Amit Tandon, MD of IiAS disagreed.
“When the RBI sought feedback on the draft guidelines last year we had made a point that the topic of governance reforms cannot be based on narratives in the market and would need to be backed by data. For every bad example of governance in private banks today, one can raise a good example as well,” said Tandon. “There is no proof that a 15 year tenure for a bank CEO is better for governance than an 18 year or 22 year tenure.

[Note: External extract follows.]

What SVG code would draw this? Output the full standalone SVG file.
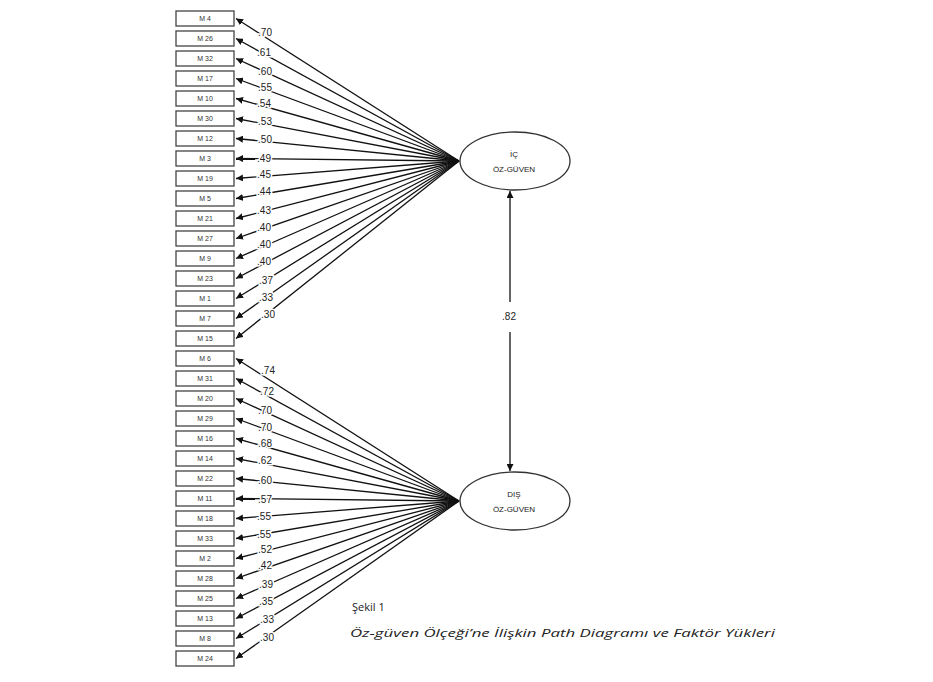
<svg xmlns="http://www.w3.org/2000/svg" width="933" height="682" viewBox="0 0 933 682">
<style>
.box{fill:#fff;stroke:#444;stroke-width:1.3}
.bl{font-family:"Liberation Sans",Arial,sans-serif;font-size:7px;fill:#333;text-anchor:middle}
.ln{stroke:#111;stroke-width:1.3;fill:none;marker-end:url(#ah)}
.lb{font-family:"Liberation Sans",Arial,sans-serif;font-size:10px;fill:#222;text-anchor:middle;stroke:#fff;stroke-width:3px;paint-order:stroke}
.el{fill:#fff;stroke:#333;stroke-width:1.3}
.et{font-family:"Liberation Sans",Arial,sans-serif;font-size:8px;fill:#222;text-anchor:middle}
.cap{font-family:"Open Sans","Liberation Sans",sans-serif;font-size:11px;fill:#222}
</style>
<defs>
<marker id="ah" viewBox="0 0 10 10" refX="10" refY="5" markerWidth="7" markerHeight="7" orient="auto" markerUnits="userSpaceOnUse">
<path d="M0,0 L10,5 L0,10 Z" fill="#111"/>
</marker>
</defs>
<rect width="933" height="682" fill="#fff"/>
<g id="connectors">
<line class="ln" x1="459" y1="161" x2="236" y2="18.5"/>
<line class="ln" x1="459" y1="161" x2="236" y2="38.5"/>
<line class="ln" x1="459" y1="161" x2="236" y2="58.5"/>
<line class="ln" x1="459" y1="161" x2="236" y2="78.5"/>
<line class="ln" x1="459" y1="161" x2="236" y2="98.5"/>
<line class="ln" x1="459" y1="161" x2="236" y2="118.5"/>
<line class="ln" x1="459" y1="161" x2="236" y2="138.5"/>
<line class="ln" x1="459" y1="161" x2="236" y2="158.5"/>
<line class="ln" x1="459" y1="161" x2="236" y2="178.5"/>
<line class="ln" x1="459" y1="161" x2="236" y2="198.5"/>
<line class="ln" x1="459" y1="161" x2="236" y2="218.5"/>
<line class="ln" x1="459" y1="161" x2="236" y2="238.5"/>
<line class="ln" x1="459" y1="161" x2="236" y2="258.5"/>
<line class="ln" x1="459" y1="161" x2="236" y2="278.5"/>
<line class="ln" x1="459" y1="161" x2="236" y2="298.5"/>
<line class="ln" x1="459" y1="161" x2="236" y2="318.5"/>
<line class="ln" x1="459" y1="161" x2="236" y2="338.5"/>
<line class="ln" x1="459" y1="501" x2="236" y2="358.5"/>
<line class="ln" x1="459" y1="501" x2="236" y2="378.5"/>
<line class="ln" x1="459" y1="501" x2="236" y2="398.5"/>
<line class="ln" x1="459" y1="501" x2="236" y2="418.5"/>
<line class="ln" x1="459" y1="501" x2="236" y2="438.5"/>
<line class="ln" x1="459" y1="501" x2="236" y2="458.5"/>
<line class="ln" x1="459" y1="501" x2="236" y2="478.5"/>
<line class="ln" x1="459" y1="501" x2="236" y2="498.5"/>
<line class="ln" x1="459" y1="501" x2="236" y2="518.5"/>
<line class="ln" x1="459" y1="501" x2="236" y2="538.5"/>
<line class="ln" x1="459" y1="501" x2="236" y2="558.5"/>
<line class="ln" x1="459" y1="501" x2="236" y2="578.5"/>
<line class="ln" x1="459" y1="501" x2="236" y2="598.5"/>
<line class="ln" x1="459" y1="501" x2="236" y2="618.5"/>
<line class="ln" x1="459" y1="501" x2="236" y2="638.5"/>
<line class="ln" x1="459" y1="501" x2="236" y2="658.5"/>
<line class="ln" x1="510" y1="302" x2="510" y2="191"/>
<line class="ln" x1="510" y1="332" x2="510" y2="471"/>
<text class="lb" x="265" y="36">.70</text>
<text class="lb" x="264" y="56">.61</text>
<text class="lb" x="265" y="75">.60</text>
<text class="lb" x="265" y="91">.55</text>
<text class="lb" x="264" y="107">.54</text>
<text class="lb" x="265" y="125">.53</text>
<text class="lb" x="265" y="143">.50</text>
<text class="lb" x="264" y="162">.49</text>
<text class="lb" x="264" y="178">.45</text>
<text class="lb" x="264" y="195">.44</text>
<text class="lb" x="264" y="214">.43</text>
<text class="lb" x="264" y="231">.40</text>
<text class="lb" x="264" y="248">.40</text>
<text class="lb" x="264" y="265">.40</text>
<text class="lb" x="266" y="284">.37</text>
<text class="lb" x="266" y="301">.33</text>
<text class="lb" x="268" y="318">.30</text>
<text class="lb" x="268" y="374">.74</text>
<text class="lb" x="267" y="395">.72</text>
<text class="lb" x="265" y="414">.70</text>
<text class="lb" x="265" y="431">.70</text>
<text class="lb" x="265" y="447">.68</text>
<text class="lb" x="265" y="464">.62</text>
<text class="lb" x="265" y="484">.60</text>
<text class="lb" x="265" y="503">.57</text>
<text class="lb" x="264" y="520">.55</text>
<text class="lb" x="264" y="538">.55</text>
<text class="lb" x="265" y="553">.52</text>
<text class="lb" x="265" y="569">.42</text>
<text class="lb" x="266" y="588">.39</text>
<text class="lb" x="266" y="605">.35</text>
<text class="lb" x="267" y="623">.33</text>
<text class="lb" x="267" y="641">.30</text>
<text class="lb" x="509" y="320">.82</text>
</g>
<g id="n-M4"><rect class="box" x="176" y="11" width="58" height="15"/><text class="bl" x="205" y="21">M 4</text></g>
<g id="n-M26"><rect class="box" x="176" y="31" width="58" height="15"/><text class="bl" x="205" y="41">M 26</text></g>
<g id="n-M32"><rect class="box" x="176" y="51" width="58" height="15"/><text class="bl" x="205" y="61">M 32</text></g>
<g id="n-M17"><rect class="box" x="176" y="71" width="58" height="15"/><text class="bl" x="205" y="81">M 17</text></g>
<g id="n-M10"><rect class="box" x="176" y="91" width="58" height="15"/><text class="bl" x="205" y="101">M 10</text></g>
<g id="n-M30"><rect class="box" x="176" y="111" width="58" height="15"/><text class="bl" x="205" y="121">M 30</text></g>
<g id="n-M12"><rect class="box" x="176" y="131" width="58" height="15"/><text class="bl" x="205" y="141">M 12</text></g>
<g id="n-M3"><rect class="box" x="176" y="151" width="58" height="15"/><text class="bl" x="205" y="161">M 3</text></g>
<g id="n-M19"><rect class="box" x="176" y="171" width="58" height="15"/><text class="bl" x="205" y="181">M 19</text></g>
<g id="n-M5"><rect class="box" x="176" y="191" width="58" height="15"/><text class="bl" x="205" y="201">M 5</text></g>
<g id="n-M21"><rect class="box" x="176" y="211" width="58" height="15"/><text class="bl" x="205" y="221">M 21</text></g>
<g id="n-M27"><rect class="box" x="176" y="231" width="58" height="15"/><text class="bl" x="205" y="241">M 27</text></g>
<g id="n-M9"><rect class="box" x="176" y="251" width="58" height="15"/><text class="bl" x="205" y="261">M 9</text></g>
<g id="n-M23"><rect class="box" x="176" y="271" width="58" height="15"/><text class="bl" x="205" y="281">M 23</text></g>
<g id="n-M1"><rect class="box" x="176" y="291" width="58" height="15"/><text class="bl" x="205" y="301">M 1</text></g>
<g id="n-M7"><rect class="box" x="176" y="311" width="58" height="15"/><text class="bl" x="205" y="321">M 7</text></g>
<g id="n-M15"><rect class="box" x="176" y="331" width="58" height="15"/><text class="bl" x="205" y="341">M 15</text></g>
<g id="n-M6"><rect class="box" x="176" y="351" width="58" height="15"/><text class="bl" x="205" y="361">M 6</text></g>
<g id="n-M31"><rect class="box" x="176" y="371" width="58" height="15"/><text class="bl" x="205" y="381">M 31</text></g>
<g id="n-M20"><rect class="box" x="176" y="391" width="58" height="15"/><text class="bl" x="205" y="401">M 20</text></g>
<g id="n-M29"><rect class="box" x="176" y="411" width="58" height="15"/><text class="bl" x="205" y="421">M 29</text></g>
<g id="n-M16"><rect class="box" x="176" y="431" width="58" height="15"/><text class="bl" x="205" y="441">M 16</text></g>
<g id="n-M14"><rect class="box" x="176" y="451" width="58" height="15"/><text class="bl" x="205" y="461">M 14</text></g>
<g id="n-M22"><rect class="box" x="176" y="471" width="58" height="15"/><text class="bl" x="205" y="481">M 22</text></g>
<g id="n-M11"><rect class="box" x="176" y="491" width="58" height="15"/><text class="bl" x="205" y="501">M 11</text></g>
<g id="n-M18"><rect class="box" x="176" y="511" width="58" height="15"/><text class="bl" x="205" y="521">M 18</text></g>
<g id="n-M33"><rect class="box" x="176" y="531" width="58" height="15"/><text class="bl" x="205" y="541">M 33</text></g>
<g id="n-M2"><rect class="box" x="176" y="551" width="58" height="15"/><text class="bl" x="205" y="561">M 2</text></g>
<g id="n-M28"><rect class="box" x="176" y="571" width="58" height="15"/><text class="bl" x="205" y="581">M 28</text></g>
<g id="n-M25"><rect class="box" x="176" y="591" width="58" height="15"/><text class="bl" x="205" y="601">M 25</text></g>
<g id="n-M13"><rect class="box" x="176" y="611" width="58" height="15"/><text class="bl" x="205" y="621">M 13</text></g>
<g id="n-M8"><rect class="box" x="176" y="631" width="58" height="15"/><text class="bl" x="205" y="641">M 8</text></g>
<g id="n-M24"><rect class="box" x="176" y="651" width="58" height="15"/><text class="bl" x="205" y="661">M 24</text></g>
<g id="n-ic"><ellipse class="el" cx="515" cy="161" rx="55" ry="29"/><text class="et" x="514" y="157">İÇ</text><text class="et" x="514" y="172">ÖZ-GÜVEN</text></g>
<g id="n-dis"><ellipse class="el" cx="515" cy="501" rx="55" ry="29"/><text class="et" x="514" y="497">DIŞ</text><text class="et" x="514" y="512">ÖZ-GÜVEN</text></g>
<g id="caption">
<text class="cap" x="352" y="611">Şekil 1</text>
<text class="cap" x="350" y="637" font-style="italic" font-size="12" textLength="425" lengthAdjust="spacingAndGlyphs">Öz-güven Ölçeği’ne İlişkin Path Diagramı ve Faktör Yükleri</text>
</g>
</svg>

Apart from listing these norms, the regulator needs to also boost its supervisory function, if it intends to curb governance problems.”
Changes For Bank Boards
- Chair of the bank’s board must be an independent director.
- If the chair of a bank board is not an independent director at the time of issuance of this circular, they will be allowed to complete their current term as approved by the RBI.
- The quorum for the board meetings shall be one-third of the total strength of the board or three directors, whichever is higher.
- At least half of the directors attending the meetings of the board shall be independent directors.
- In the absence of the chair, meetings of the board shall be chaired by an independent director.
- Audit committee of the board shall only consist of non-executive directors.
- The chair of the board shall not be the head of the audit committee.
- The chair of the audit committee shall not be part of any other board committee which approves credit decisions.
- The audit committee shall meet once every quarter, where at least three members are present.
- The board of the bank shall constitute a risk management committee where majority members are non-executive directors.
- At least half the members of the risk management committee shall be independent directors of which at least one member shall have professional expertise or qualification in risk management.
- Meetings of the risk management committee shall be chaired by an independent director, who shall not be the chair of the board or of any other board committee.
- The nomination and remuneration committee of the board shall consist of only non-executive directors.
- The nomination and remuneration committee of the board shall meet with a quorum of three members, where at least half are independent directors and one member from the risk management committee.
- The chair of the board may not head the nomination and remuneration committee.